The culturally alien similes and metaphors (to contemporary western ears) create a mystical tone that implies the torture it heralds is something artistic and spiritual. Straightaway, the reader feels a dissonance between the lyrical beauty and horrific subject matter, and starts asking questions: what is the significance of this distinct voice that assumes an allusive compliance with the reader? Is this a quote from a real text? Who is the assumed addressee? That this addressee was more appalled than in agreement with the voice’s culturally embedded assumptions, created a strong narrative jar that coloured everything that follows, imbuing the story with a sense of unsettling dread. 

The two narrative voices do not speak to one another explicitly, so when the primary narrative voice places the reader into a starkly juxtaposed dramatic present, it does so without explanation, leaving the reader to make their own connections, to start actively wondering what the interplay between these voices might mean, and what might link the modern-day protagonist to the horrors described by the lyrically exquisite secondary voice. The narrative atmosphere this creates prickles with darkly foreshadowed unknowns that resonate through the story, creating a mesmerising tension. Seriously if you haven’t read this story, do.

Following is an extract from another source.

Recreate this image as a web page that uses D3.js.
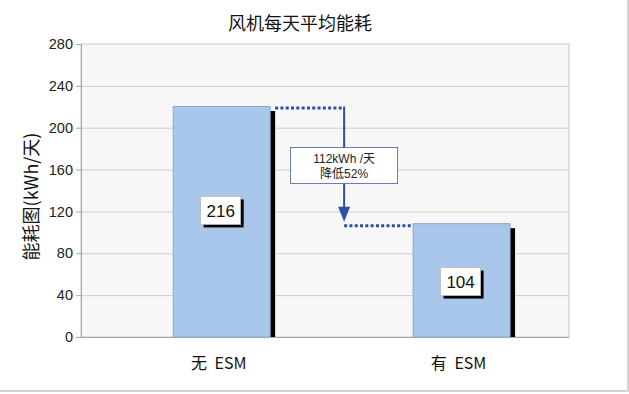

First published in Dinosaurs on Other Planets, The Stinging Fly, 2015; you can listen to a radio version of the story on RTE here

‘The Mistletoe Bride’ by Kate Mosse

Reet, enough of overly detailed writerly descriptions of craft because I love this story too much to attempt to burst the bubble of its apparent simplicity. The first-person narrator quietly tells us her history in clear, girlish language that unpacks hundreds of years of longing and understated melancholy in a way that is both touching and haunting. The story also presents a subtle subtext of modern-day feminism as readers perceive the scant regard the protagonist was held in, in a world where she had no agency at all. It reads so smoothly and sadly – like a half-remembered childhood fairy story, which despite its strange, unsettling tragedy, ends on a surprisingly upbeat note.

First published in The Mistletoe Bride and other Haunting Tales, Orion, 2013

‘Flamingos’ by Ali McGrane

Ali and I did the OU MA together and were in the same tutor group. When she emailed the first version of this story for feedback, it made me cry. In the finished version, her mastery of literary brevity immediately drops the reader inside the story which starts with a mum taking her kids to the zoo. “The children trail after her through the turnstiles. A cloudless sky like an insult, clusters of wooden pointing signs, a peacock dragging finery in the dirt,” and boom – there you are in place, time and mood. The heartbreak of what has happened to this fractured family and their relationships with each other, reveal themselves through deliciously insightful writing, helped along by the prosaic signs that detail information about the animals, signs that are laden with subtext.